Unser innigster Wunsch, der zugleich der Dank für ihre geneigte Hilfsbereitschaft sein soll. Geht dahin, daß die Bevölkerung ihrer lieben Heimatgemeinde von dem traurigen Schicksal „Heimatlos“ in alle Ewigkeit verschont bleiben möge.“ Der Bürgermeister für die Gemeinde Kaisersteinbruch
(Gemeindearchiv Halbturn, Korr. 1950. o.Z.)
“Eine Hand wäscht die andere.” Wenn jemand in Not ist, dann hilft man. Schon von klein auf wurde einem das beigebracht. Es klingt einfach und logisch. Doch nur weil es so klingt, heißt das noch lange nicht, dass es das auch wirklich ist, oder?
Anna fällt beim Spielen auf die Nase. Peter kommt angelaufen und hilft ihr wieder auf die Beine. Juhu, er hat jemandem geholfen. Zuhause bekommt er viel Lob von den Eltern, und am nächsten Tag eine Dankeskarte von Anna. Wie einfach es doch war Anna zu helfen, und wie viel er zurückbekommen hat. Peter ist stolz auf sich. Doch was wird passieren, wenn Peter als Erwachsener jemandem hilft, und nichts zurückbekommt? Dann wird das wohl das letzte Mal gewesen sein, dass er jemandem geholfen hat.

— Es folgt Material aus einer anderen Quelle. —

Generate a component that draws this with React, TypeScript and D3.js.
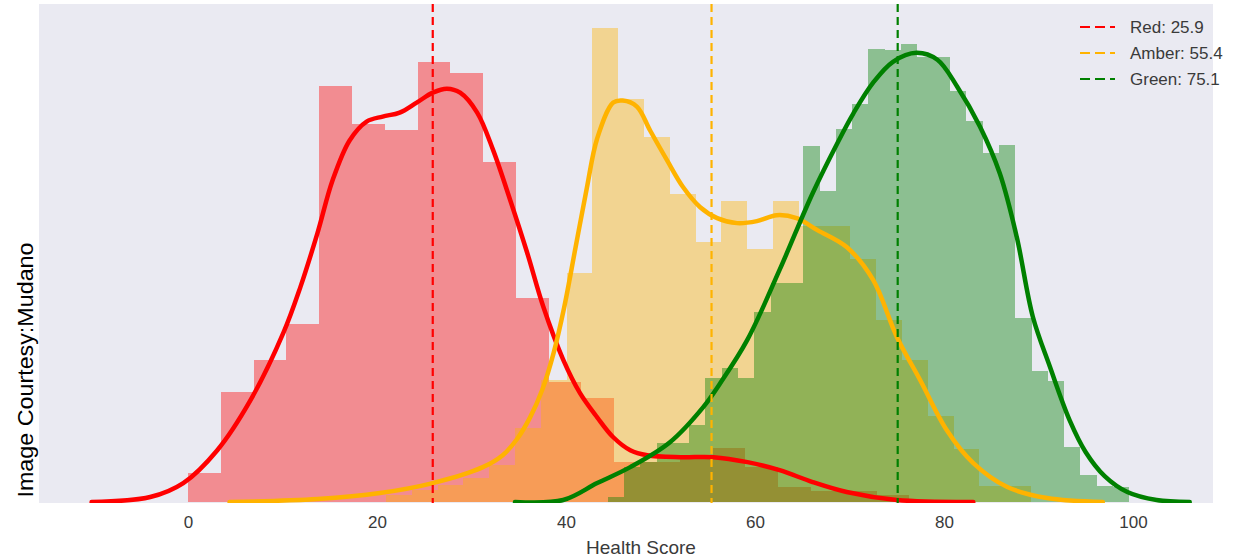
import React, { useRef, useEffect } from 'react'
import * as d3 from 'd3'

// histogram bins, density x1000
const redBinStart = 0.0
const redBinWidth = 3.47
const redHist = [2.9, 11.0, 14.3, 17.9, 41.8, 38.0, 37.3, 44.2, 43.1, 34.1, 20.5, 12.0, 10.4, 4.0, 4.0, 4.7, 5.4, 3.5, 1.5, 1.1, 1.1, 0.7]

const amberBinStart = 20.95
const amberBinWidth = 2.73
const amberHist = [0.7, 1.2, 1.7, 2.4, 3.7, 7.4, 12.2, 23.0, 47.6, 40.5, 36.6, 30.9, 26.1, 30.2, 25.4, 30.2, 27.7, 27.7, 24.4, 18.3, 14.3, 8.6, 5.3, 1.6, 1.6]

const greenBinStart = 44.41
const greenBinWidth = 1.725
const greenHist = [0.5, 3.5, 4.0, 5.9, 5.9, 7.7, 12.4, 13.5, 12.4, 19.1, 22.0, 22.0, 35.7, 31.2, 37.4, 40.0, 45.5, 45.4, 46.0, 44.7, 44.7, 41.3, 38.3, 35.0, 35.8, 18.5, 13.2, 12.1, 5.5, 2.7, 1.6, 1.5]

// kde curves: [health score, density x1000]
const redKde: [number, number][] = [
    [-10.2, 0], [-4.0, 0.5], [-0.5, 1.9], [3.1, 5.2], [6.6, 10.2], [10.1, 17.0], [11.9, 21.6],
    [13.7, 27.0], [15.3, 32.3], [17.1, 36.3], [18.9, 38.2], [20.6, 38.7], [22.4, 39.1], [24.2, 40.1],
    [25.9, 41.1], [27.4, 41.5], [28.8, 41.1], [30.6, 39.1], [32.3, 35.3], [34.1, 30.3], [35.9, 25.0],
    [37.6, 19.6], [39.7, 14.3], [41.5, 10.9], [43.3, 8.5], [45.0, 6.5], [46.8, 5.2], [48.6, 4.7],
    [52.1, 4.5], [55.6, 4.5], [59.2, 4.0], [62.6, 3.2], [66.1, 2.0], [69.7, 1.0], [75.0, 0.2], [83.1, 0]
]
const amberKde: [number, number][] = [
    [4.4, 0], [13.7, 0.3], [20.3, 0.9], [25.9, 1.9], [31.2, 3.5], [33.3, 4.7], [34.8, 6.3], [36.2, 8.5],
    [37.5, 11.3], [38.7, 15.0], [39.8, 19.5], [41.0, 25.5], [42.2, 31.5], [43.3, 36.5], [45.0, 40.1], [46.0, 40.3],
    [47.5, 39.7], [48.9, 37.3], [50.7, 34.3], [52.4, 31.6], [54.2, 29.6], [56.0, 28.5], [58.1, 28.0],
    [60.2, 28.2], [62.3, 28.8], [64.4, 28.5], [66.6, 27.3], [69.7, 25.6], [72.5, 22.3], [75.0, 16.6],
    [77.5, 12.2], [80.3, 7.2], [83.1, 3.9], [86.7, 1.5], [90.9, 0.4], [96.8, 0]
]
const greenKde: [number, number][] = [
    [34.6, 0], [39.7, 0.2], [43.3, 1.9], [46.8, 3.5], [51.0, 6.0], [54.5, 9.5], [56.3, 11.9], [59.2, 16.3],
    [62.6, 23.3], [66.1, 31.0], [68.7, 36.0], [70.4, 39.0], [72.5, 42.1], [74.6, 44.2], [77.1, 45.1],
    [79.3, 44.4], [81.4, 41.7], [83.8, 37.7], [85.9, 33.0], [87.7, 26.6], [89.4, 18.6], [91.2, 13.6],
    [93.3, 8.2], [95.0, 5.0], [97.0, 2.6], [99.4, 1.0], [102.5, 0.2], [106.0, 0]
]

const seriesNames = ['Red', 'Amber', 'Green']
const means = [25.9, 55.4, 75.1]
const colors = ['#ff0000', '#ffb300', '#008000']
const xTicks = [0, 20, 40, 60, 80, 100]

const App = () => {
    const ref = useRef<SVGSVGElement>(null)
    useEffect(() => {
        const w = 1244
        const h = 558
        const left = 39, right = 1213, top = 4, bottom = 503
        const svg = d3.select(ref.current)
        svg.selectAll('*').remove()
        svg.attr('width', w).attr('height', h).style('background', 'white')

        const x = d3.scaleLinear().domain([0, 100]).range([188, 1133])
        const y = d3.scaleLinear().domain([0, 50]).range([502, 4])

        svg.append('rect')
            .attr('x', left).attr('y', top)
            .attr('width', right - left).attr('height', bottom - top)
            .attr('fill', '#eaeaf2')

        svg.append('clipPath').attr('id', 'plot-clip')
            .append('rect')
            .attr('x', left).attr('y', top)
            .attr('width', right - left).attr('height', bottom - top)

        const plot = svg.append('g').attr('clip-path', 'url(#plot-clip)')

        // histograms, alpha 0.4 like seaborn distplot
        const hists = [
            { start: redBinStart, width: redBinWidth, values: redHist },
            { start: amberBinStart, width: amberBinWidth, values: amberHist },
            { start: greenBinStart, width: greenBinWidth, values: greenHist },
        ]
        hists.forEach((hs, k) => {
            plot.append('g')
                .selectAll('rect')
                .data(hs.values)
                .join('rect')
                .attr('x', (d, i) => x(hs.start + i * hs.width))
                .attr('width', (d, i) => x(hs.start + (i + 1) * hs.width) - x(hs.start + i * hs.width))
                .attr('y', d => y(d))
                .attr('height', d => y(0) - y(d))
                .attr('fill', colors[k])
                .attr('fill-opacity', 0.4)
                .attr('shape-rendering', 'crispEdges')
        })

        // kde lines
        const line = d3.line<[number, number]>()
            .x(d => x(d[0]))
            .y(d => y(d[1]))
            .curve(d3.curveCatmullRom.alpha(0.5))
        ;[redKde, amberKde, greenKde].forEach((kde, k) => {
            plot.append('path')
                .attr('d', line(kde))
                .attr('fill', 'none')
                .attr('stroke', colors[k])
                .attr('stroke-width', 4.5)
                .attr('stroke-linecap', 'round')
                .attr('stroke-linejoin', 'round')
        })

        // mean lines
        plot.selectAll('.mean-line')
            .data(means)
            .join('line')
            .attr('class', 'mean-line')
            .attr('x1', d => x(d)).attr('x2', d => x(d))
            .attr('y1', top).attr('y2', bottom)
            .attr('stroke', (d, i) => colors[i])
            .attr('stroke-width', 2.2)
            .attr('stroke-dasharray', '8,5')

        // x axis, no tick marks
        const xAxis = d3.axisBottom(x)
            .tickValues(xTicks)
            .tickSize(0)
            .tickPadding(13)
        const ax = svg.append('g')
            .attr('transform', `translate(0, ${bottom})`)
            .call(xAxis)
        ax.select('.domain').remove()
        ax.selectAll('text')
            .style('font-family', '"Liberation Sans", Arial, sans-serif')
            .style('font-size', '17px')
            .style('fill', '#3a3a3a')

        svg.append('text')
            .attr('x', 641).attr('y', 554)
            .attr('text-anchor', 'middle')
            .style('font-family', '"Liberation Sans", Arial, sans-serif')
            .style('font-size', '19px')
            .style('fill', '#3a3a3a')
            .text('Health Score')

        // legend
        const legend = svg.append('g')
        seriesNames.forEach((name, i) => {
            const ly = 27 + i * 26
            legend.append('line')
                .attr('x1', 1080).attr('x2', 1115)
                .attr('y1', ly).attr('y2', ly)
                .attr('stroke', colors[i])
                .attr('stroke-width', 2.2)
                .attr('stroke-dasharray', '10,5')
            legend.append('text')
                .attr('x', 1130).attr('y', ly)
                .attr('dy', '0.35em')
                .style('font-family', '"Liberation Sans", Arial, sans-serif')
                .style('font-size', '17px')
                .style('fill', '#3a3a3a')
                .text(`${name}: ${means[i]}`)
        })

        // overlaid credit
        svg.append('text')
            .attr('transform', 'translate(33, 370) rotate(-90)')
            .attr('text-anchor', 'middle')
            .attr('textLength', 255)
            .attr('lengthAdjust', 'spacingAndGlyphs')
            .style('font-family', '"Liberation Sans", Arial, sans-serif')
            .style('font-size', '22px')
            .style('fill', '#000')
            .text('Image Courtesy:Mudano')
    }, [])
    return (
        <div style={{ position: 'absolute', left: 0, top: 0 }}>
            <svg ref={ref} style={{ display: 'block' }}></svg>
        </div>
    )
}

export default App
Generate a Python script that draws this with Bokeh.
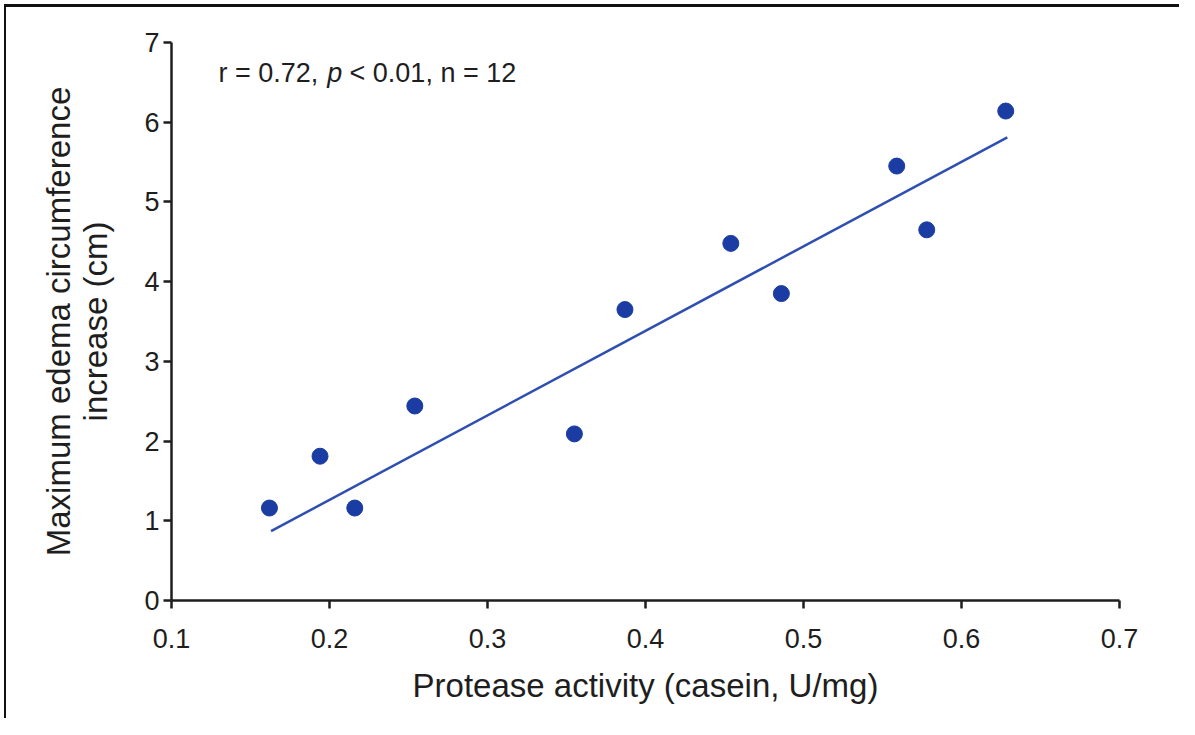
from bokeh.plotting import figure
from bokeh.models import FixedTicker, Label
from bokeh.embed import file_html
from bokeh.resources import INLINE

# ---- data ----
protease = [0.162, 0.194, 0.216, 0.254, 0.355, 0.387, 0.454, 0.486, 0.559, 0.578, 0.628]
edema = [1.16, 1.81, 1.16, 2.44, 2.09, 3.65, 4.48, 3.85, 5.45, 4.65, 6.14]
fit_x = [0.163, 0.629]
fit_y = [0.87, 5.81]
x_ticks = [0.1, 0.2, 0.3, 0.4, 0.5, 0.6, 0.7]
x_tick_labels = ["0.1", "0.2", "0.3", "0.4", "0.5", "0.6", "0.7"]
y_ticks = [0, 1, 2, 3, 4, 5, 6, 7]
x_label = "Protease activity (casein, U/mg)"
y_label = "Maximum edema circumference\nincrease (cm)"
stat_parts = ["r = 0.72,", "p", "< 0.01, n = 12"]

FONT = "Liberation Sans"
INK = "#1e1e1e"

p = figure(frame_width=948, frame_height=558,
           min_border_left=165, min_border_right=60,
           min_border_top=35, min_border_bottom=118,
           x_range=(0.1, 0.7), y_range=(0, 7),
           output_backend="svg", toolbar_location=None,
           background_fill_color="white", border_fill_color="white")
p.styles = {"margin-left": "4px", "margin-top": "4px",
            "border-left": "2px solid #111", "border-top": "3px solid #111"}
p.outline_line_color = None
p.grid.visible = False

for ax in (p.xaxis[0], p.yaxis[0]):
    ax.axis_line_width = 2.5
    ax.axis_line_color = INK
    ax.major_tick_line_width = 2.5
    ax.major_tick_line_color = INK
    ax.major_tick_out = 8
    ax.major_tick_in = 0
    ax.minor_tick_line_color = None
    ax.major_label_text_font = FONT
    ax.major_label_text_font_size = "27px"
    ax.major_label_text_color = INK
    ax.axis_label_text_font = FONT
    ax.axis_label_text_font_size = "33px"
    ax.axis_label_text_font_style = "normal"
    ax.axis_label_text_color = INK

p.xaxis[0].ticker = FixedTicker(ticks=x_ticks)
p.xaxis[0].major_label_overrides = {t: l for t, l in zip(x_ticks, x_tick_labels)}
p.xaxis[0].major_label_standoff = 20
p.xaxis[0].axis_label = x_label
p.xaxis[0].axis_label_standoff = 16

p.yaxis[0].ticker = FixedTicker(ticks=y_ticks)
p.yaxis[0].major_label_standoff = 4
p.yaxis[0].axis_label = y_label
p.yaxis[0].axis_label_standoff = 27
p.yaxis[0].axis_label_text_line_height = 1.0

p.line(fit_x, fit_y, line_color="#2f4fb0", line_width=2.5)
p.scatter(protease, edema, size=16, fill_color="#1a3ca3", line_color="#1a3ca3")

common = dict(y=6.62, text_font=FONT, text_font_size="27px", text_color=INK,
              text_baseline="middle", text_align="left")
p.add_layout(Label(x=0.1297, text=stat_parts[0], **common))
p.add_layout(Label(x=0.1985, text=stat_parts[1], text_font_style="italic", **common))
p.add_layout(Label(x=0.2127, text=stat_parts[2], **common))

open("out.html", "w").write(file_html(p, INLINE))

Wie viel macht der Mensch aus reiner Hilfsbereitschaft? Sehr viel möchte man meinen. Doch wie oft kommt es wirklich vor, dass man sich eine Gegenleistung erwartet. Vermutlich öfter, als man zugeben will. Nehmen wir das Dorf Kaisersteinbruch als Beispiel. Von den Nazis vollkommen zerstört, bittet die Gemeinde nach Kriegsende alle Bürgermeister des Bezirks um eine Spende, damit Kaisersteinbruch wieder aufgebaut werden kann. Bestimmt gab es von einigen Unterstützung, doch wie viele Gemeinden wollten später eine Belohnung, wenn es dem zerstörten Dorf wieder gut ging. Nun gut, damals waren es schwierige Umstände, natürlich wollten die Dörfer etwas zurückhaben. Das mag wohl stimmen, doch wie sieht es heute aus? Die Banken vergeben Kredite, doch wollen alles zurück, mit Zinsen. Staaten helfen Staaten, und wollen alles zurück, mit Zinsen. Ein Nachbar borgt seinen Rasenmäher her, und will ihn dann zurück, am besten mit einer Tafel Schokolade als Dankeschön. Das letzte Beispiel ist doch recht nett. Doch warum kann sich dann kein Nachbar mehr den Rasenmäher ausborgen, wenn es keine Schokolade gibt?
Wie kann Peter jemals sein Verhalten korrigieren, wenn es doch genauso in der Gesellschaft gelebt wird? Mit anderen Worten: Was geschieht, wenn die eine Hand die andere nicht mehr waschen kann?